Applying ViT in Generalized Few-shot Semantic Segmentation
Liyuan Geng, Jinhong Xia, Yuanhe Guo
TL;DR
The paper investigates applying Vision Transformer (ViT) backbones to Generalized Few-shot Semantic Segmentation (GFSS), comparing ResNet and ViT-based models with various decoders. Using base training on base classes and inference with augmented decoders, it reveals that DINOv2-backed models paired with a Linear Classifier often outperform ResNet-based setups on PASCAL-$5^i$, while Mask Transformer decoders are prone to overfitting in GFSS. The study highlights the strong few-shot learning capability of large ViT models, particularly DINOv2, and identifies a caveat: pure ViT-based encoders with large decoders may overfit, requiring careful architectural choices.
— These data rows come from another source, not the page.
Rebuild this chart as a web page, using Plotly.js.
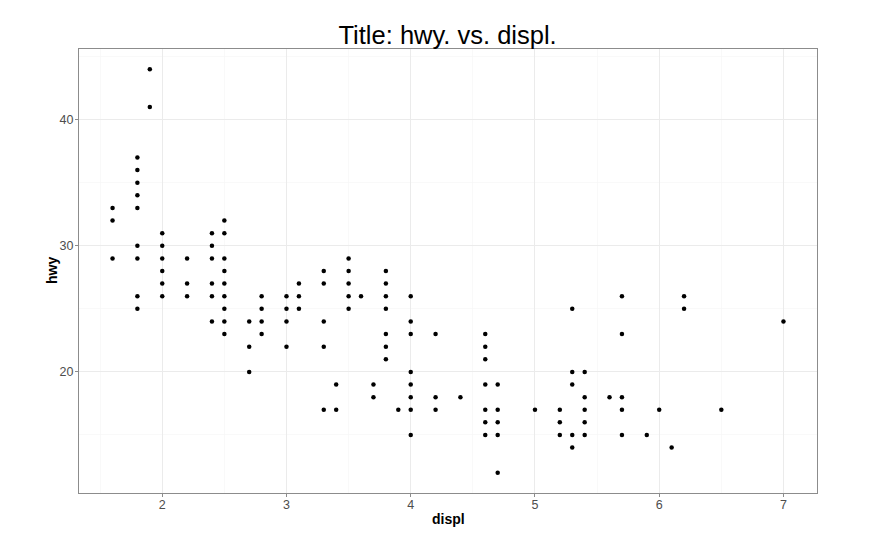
<!DOCTYPE html>
<html>
<head>
<meta charset="utf-8">
<script src="https://cdn.plot.ly/plotly-3.0.1.min.js"></script>
<style>html,body{margin:0;padding:0;background:#fff;}#chart{width:889px;height:555px;}</style>
</head>
<body>
<div id="chart"></div>
<script>
// Unique (displ, hwy) points
var displ = [
  1.6,1.6,1.6,
  1.8,1.8,1.8,1.8,1.8,1.8,1.8,1.8,1.8,
  1.9,1.9,
  2.0,2.0,2.0,2.0,2.0,2.0,
  2.2,2.2,2.2,
  2.4,2.4,2.4,2.4,2.4,2.4,
  2.5,2.5,2.5,2.5,2.5,2.5,2.5,2.5,2.5,
  2.7,2.7,2.7,
  2.8,2.8,2.8,2.8,
  3.0,3.0,3.0,3.0,
  3.1,3.1,3.1,
  3.3,3.3,3.3,3.3,3.3,
  3.4,3.4,
  3.5,3.5,3.5,3.5,3.5,
  3.6,
  3.7,3.7,
  3.8,3.8,3.8,3.8,3.8,3.8,3.8,
  3.9,
  4.0,4.0,4.0,4.0,4.0,4.0,4.0,4.0,
  4.2,4.2,4.2,
  4.4,
  4.6,4.6,4.6,4.6,4.6,4.6,4.6,
  4.7,4.7,4.7,4.7,4.7,
  5.0,
  5.2,5.2,5.2,
  5.3,5.3,5.3,5.3,5.3,
  5.4,5.4,5.4,5.4,5.4,
  5.6,
  5.7,5.7,5.7,5.7,5.7,
  5.9,
  6.0,
  6.1,
  6.2,6.2,
  6.5,
  7.0
];
var hwy = [
  33,32,29,
  37,36,35,34,33,30,29,26,25,
  44,41,
  31,30,29,28,27,26,
  29,27,26,
  31,30,29,27,26,24,
  32,31,29,28,27,26,25,24,23,
  24,22,20,
  26,25,24,23,
  26,25,24,22,
  27,26,25,
  28,27,24,22,17,
  19,17,
  29,28,27,26,25,
  26,
  19,18,
  28,27,26,25,23,22,21,
  17,
  26,24,23,20,19,18,17,15,
  23,18,17,
  18,
  23,22,21,19,17,16,15,
  19,17,16,15,12,
  17,
  17,16,15,
  25,20,19,15,14,
  20,18,17,16,15,
  18,
  26,23,18,17,15,
  15,
  17,
  14,
  26,25,
  17,
  24
];
var xTicks = [2,3,4,5,6,7];
var yTicks = [20,30,40];
var xMinor = [1.5,2.5,3.5,4.5,5.5,6.5];
var yMinor = [15,25,35,45];

var FONT = 'Liberation Sans, Arial, sans-serif';

var trace = {
  x: displ, y: hwy, type: 'scatter', mode: 'markers',
  marker: {color: '#000000', size: 4.5, line: {width: 0}},
  hoverinfo: 'x+y'
};

var axisCommon = {
  showline: true, linecolor: '#8c8c8c', linewidth: 1, mirror: true,
  showgrid: true, gridcolor: '#ebebeb', gridwidth: 1,
  zeroline: false,
  ticks: 'outside', ticklen: 3, tickwidth: 1, tickcolor: '#8c8c8c',
  tickfont: {family: FONT, size: 12.5, color: '#4d4d4d'},
  tickmode: 'array',
  automargin: false
};

var layout = {
  width: 889, height: 555,
  paper_bgcolor: '#ffffff', plot_bgcolor: '#ffffff',
  margin: {l: 79, r: 72, t: 49, b: 62},
  showlegend: false,
  title: {
    text: 'Title: hwy. vs. displ.',
    font: {family: FONT, size: 25.5, color: '#000000'},
    x: 0.5035, xanchor: 'center', y: 0.921, yanchor: 'bottom'
  },
  xaxis: Object.assign({}, axisCommon, {
    range: [1.33, 7.27],
    tickvals: xTicks, ticktext: xTicks.map(String),
    ticklabelstandoff: -3,
    minor: {tickvals: xMinor, showgrid: true, gridcolor: '#f5f5f5', gridwidth: 0.6, ticks: ''}
  }),
  yaxis: Object.assign({}, axisCommon, {
    range: [10.4, 45.6],
    tickvals: yTicks, ticktext: yTicks.map(String),
    ticklabelstandoff: -1,
    minor: {tickvals: yMinor, showgrid: true, gridcolor: '#f5f5f5', gridwidth: 0.6, ticks: ''}
  }),
  annotations: [
    {text: '<b>displ</b>', xref: 'paper', yref: 'paper', x: 0.5, y: -0.0592,
     xanchor: 'center', yanchor: 'middle', showarrow: false,
     font: {family: FONT, size: 14, color: '#000000'}},
    {text: '<b>hwy</b>', xref: 'paper', yref: 'paper', x: -0.0365, y: 0.5,
     xanchor: 'center', yanchor: 'middle', showarrow: false, textangle: -90,
     font: {family: FONT, size: 14, color: '#000000'}}
  ]
};

Plotly.newPlot('chart', [trace], layout, {displayModeBar: false, staticPlot: true});
</script>
</body>
</html>
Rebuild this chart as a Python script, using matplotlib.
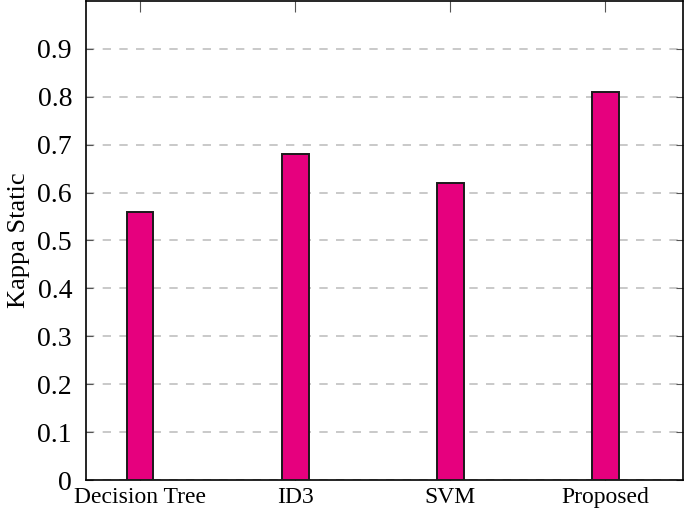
import matplotlib.pyplot as plt

methods = ['Decision Tree', 'ID3', 'SVM', 'Proposed']
kappa = [0.56, 0.68, 0.62, 0.81]
yticks = [0, 0.1, 0.2, 0.3, 0.4, 0.5, 0.6, 0.7, 0.8, 0.9]

plt.rcParams['font.family'] = ['Liberation Serif', 'DejaVu Serif']

fig = plt.figure(figsize=(6.85, 5.11), dpi=100)
ax = fig.add_axes([86 / 685, 31 / 511, 597 / 685, 479 / 511])

x = list(range(len(methods)))
ax.bar(x, kappa, width=0.17, color='#e6007e', edgecolor='#1a1a1a', linewidth=1.4, zorder=3)

ax.set_xlim(-0.35, 3.5)
ax.set_ylim(0, 1.0)
ax.set_yticks(yticks)
ax.set_yticklabels([('%g' % v) for v in yticks], fontsize=20)
ax.set_xticks(x)
ax.set_xticklabels(methods, fontsize=17)
ax.set_ylabel('Kappa Static', fontsize=19)
ax.yaxis.set_label_coords(-0.093, 0.5)

ax.yaxis.grid(True, linestyle=(0, (5, 5)), color='#c0c0c0', linewidth=1.2, zorder=0)
ax.tick_params(axis='y', direction='in', length=5, color='#555555', right=True, pad=10)
ax.tick_params(axis='x', direction='in', length=8, color='#555555', top=True, pad=5)
for s in ax.spines.values():
    s.set_linewidth(1.2)

fig.savefig('out.png', dpi=100)
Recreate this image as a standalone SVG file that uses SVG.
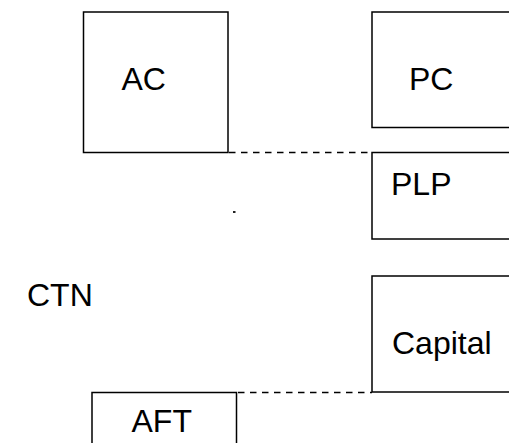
<svg xmlns="http://www.w3.org/2000/svg" width="509" height="443" viewBox="0 0 509 443">
<style>
.box{fill:none;stroke:#000;stroke-width:1.5}
.lbl{font-family:"Liberation Sans",Arial,sans-serif;font-size:32px;fill:#000}
.dash{stroke:#000;stroke-width:1.5;stroke-dasharray:6.5 5.5;fill:none}
</style>
<rect width="509" height="443" fill="#fff"/>
<g id="connectors">
<line class="dash" x1="229" y1="152.5" x2="372" y2="152.5"/>
<line class="dash" x1="238" y1="392.5" x2="372" y2="392.5"/>
</g>
<g id="AC"><rect class="box" x="83.5" y="12" width="144.5" height="140.5"/><text class="lbl" x="121.5" y="90">AC</text></g>
<g id="PC"><rect class="box" x="372" y="12" width="160" height="115.5"/><text class="lbl" x="409" y="90">PC</text></g>
<g id="PLP"><rect class="box" x="372" y="152.5" width="160" height="86.5"/><text class="lbl" x="391" y="195">PLP</text></g>
<g id="CTN"><text class="lbl" x="27" y="306">CTN</text></g>
<g id="Capital"><rect class="box" x="372" y="276" width="160" height="116"/><text class="lbl" x="392" y="354">Capital</text></g>
<g id="AFT"><rect class="box" x="92" y="392.5" width="144.5" height="70"/><text class="lbl" x="131.5" y="432">AFT</text></g>
<rect x="233" y="211" width="2.5" height="2" fill="#222"/>
</svg>
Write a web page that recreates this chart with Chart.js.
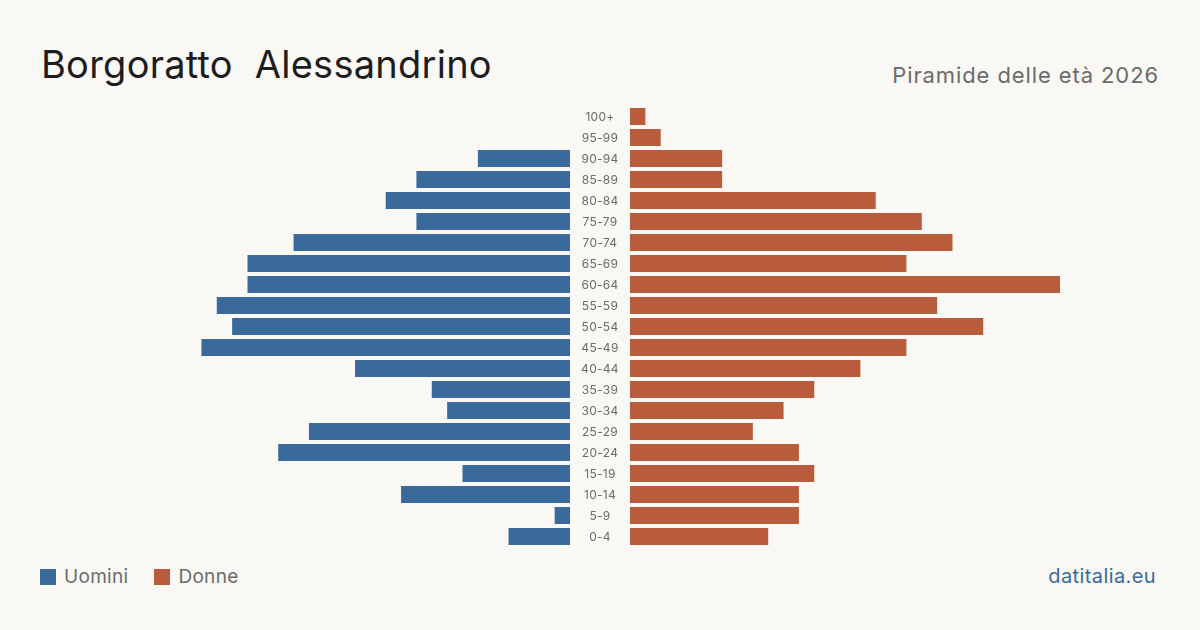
<!DOCTYPE html>
<html lang="it">
<head>
<meta charset="utf-8">
<title>Borgoratto Alessandrino - Piramide delle età 2026</title>
<script src="https://cdn.jsdelivr.net/npm/chart.js@4.4.1/dist/chart.umd.min.js"></script>
<style>
    html, body { margin: 0; padding: 0; }
    body {
        width: 1200px; height: 630px; position: relative; overflow: hidden;
        background: #f9f8f4; font-family: Inter, "Noto Sans", sans-serif;
    }
    #titolo { position: absolute; left: 41px; top: 41px; font-size: 38px; color: #1d1d1d; letter-spacing: 0.25px; white-space: pre; }
    #sottotitolo { position: absolute; right: 41px; top: 62px; font-size: 22px; color: #6b6b6b; letter-spacing: 0.9px; }
    #legenda { position: absolute; left: 40px; top: 565px; font-size: 19px; color: #6b6b6b; display: flex; align-items: center; letter-spacing: 0.3px; }
    #legenda span.box { display: inline-block; width: 16px; height: 16px; margin-right: 8px; }
    #legenda span.voce { display: flex; align-items: center; margin-right: 26px; }
    #fonte { position: absolute; right: 44px; top: 564px; font-size: 20px; color: #3a6a9b; letter-spacing: 0.4px; }
    canvas { position: absolute; }
    #uomini { left: 140px; top: 106px; }
    #donne { left: 570px; top: 106px; }
</style>
</head>
<body>
<div id="titolo">Borgoratto  Alessandrino</div>
<div id="sottotitolo">Piramide delle età 2026</div>
<canvas id="uomini" width="430" height="441"></canvas>
<canvas id="donne" width="490" height="441"></canvas>
<div id="legenda">
    <span class="voce"><span class="box" style="background:#3a6a9b"></span>Uomini</span>
    <span class="voce"><span class="box" style="background:#b95c3c"></span>Donne</span>
</div>
<div id="fonte">datitalia.eu</div>
<script>
// Classi di età, dall'alto verso il basso
const eta = ['100+', '95-99', '90-94', '85-89', '80-84', '75-79', '70-74', '65-69', '60-64', '55-59',
    '50-54', '45-49', '40-44', '35-39', '30-34', '25-29', '20-24', '15-19', '10-14', '5-9', '0-4'];
const uomini = [0, 0, 6, 10, 12, 10, 18, 21, 21, 23, 22, 24, 14, 9, 8, 17, 19, 7, 11, 1, 4];
const donne = [1, 2, 6, 6, 16, 19, 21, 18, 28, 20, 23, 18, 15, 12, 10, 8, 11, 12, 11, 11, 9];
const massimo = 28;

const coloreUomini = '#3a6a9b';
const coloreDonne = '#b95c3c';

// Etichette delle età nello spazio centrale
const etichetteEta = {
    id: 'etichetteEta',
    afterDraw(chart) {
        const ctx = chart.ctx;
        const y = chart.scales.y;
        ctx.save();
        ctx.font = '12px Inter, "Noto Sans", sans-serif';
        ctx.letterSpacing = '0.3px';
        ctx.fillStyle = '#6b6b6b';
        ctx.textAlign = 'center';
        ctx.textBaseline = 'middle';
        eta.forEach(function (label, i) {
            ctx.fillText(label, chart.chartArea.left - 30, y.getPixelForValue(i) + 0.5);
        });
        ctx.restore();
    }
};

function opzioni(reverse, paddingLeft) {
    return {
        responsive: false,
        animation: false,
        indexAxis: 'y',
        layout: { padding: { left: paddingLeft, right: 0, top: 0, bottom: 0 } },
        plugins: { legend: { display: false }, tooltip: { enabled: false } },
        scales: {
            x: { display: false, min: 0, max: massimo, reverse: reverse },
            y: { display: false, offset: true }
        }
    };
}

new Chart(document.getElementById('uomini').getContext('2d'), {
    type: 'bar',
    data: {
        labels: eta,
        datasets: [{
            label: 'Uomini',
            data: uomini,
            backgroundColor: coloreUomini,
            borderWidth: 0,
            barPercentage: 0.81,
            categoryPercentage: 1
        }]
    },
    options: opzioni(true, 0)
});

new Chart(document.getElementById('donne').getContext('2d'), {
    type: 'bar',
    data: {
        labels: eta,
        datasets: [{
            label: 'Donne',
            data: donne,
            backgroundColor: coloreDonne,
            borderWidth: 0,
            barPercentage: 0.81,
            categoryPercentage: 1
        }]
    },
    options: opzioni(false, 60),
    plugins: [etichetteEta]
});
</script>
</body>
</html>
Overall, the work demonstrates the potential of ViT-based GFSS systems and provides practical guidance on backbone-decoder combinations for better base-novel class generalization.
Abstract
This paper explores the capability of ViT-based models under the generalized few-shot semantic segmentation (GFSS) framework. We conduct experiments with various combinations of backbone models, including ResNets and pretrained Vision Transformer (ViT)-based models, along with decoders featuring a linear classifier, UPerNet, and Mask Transformer. The structure made of DINOv2 and linear classifier takes the lead on popular few-shot segmentation bench mark PASCAL-$5^i$, substantially outperforming the best of ResNet structure by 116% in one-shot scenario. We demonstrate the great potential of large pretrained ViT-based model on GFSS task, and expect further improvement on testing benchmarks. However, a potential caveat is that when applying pure ViT-based model and large scale ViT decoder, the model is easy to overfit.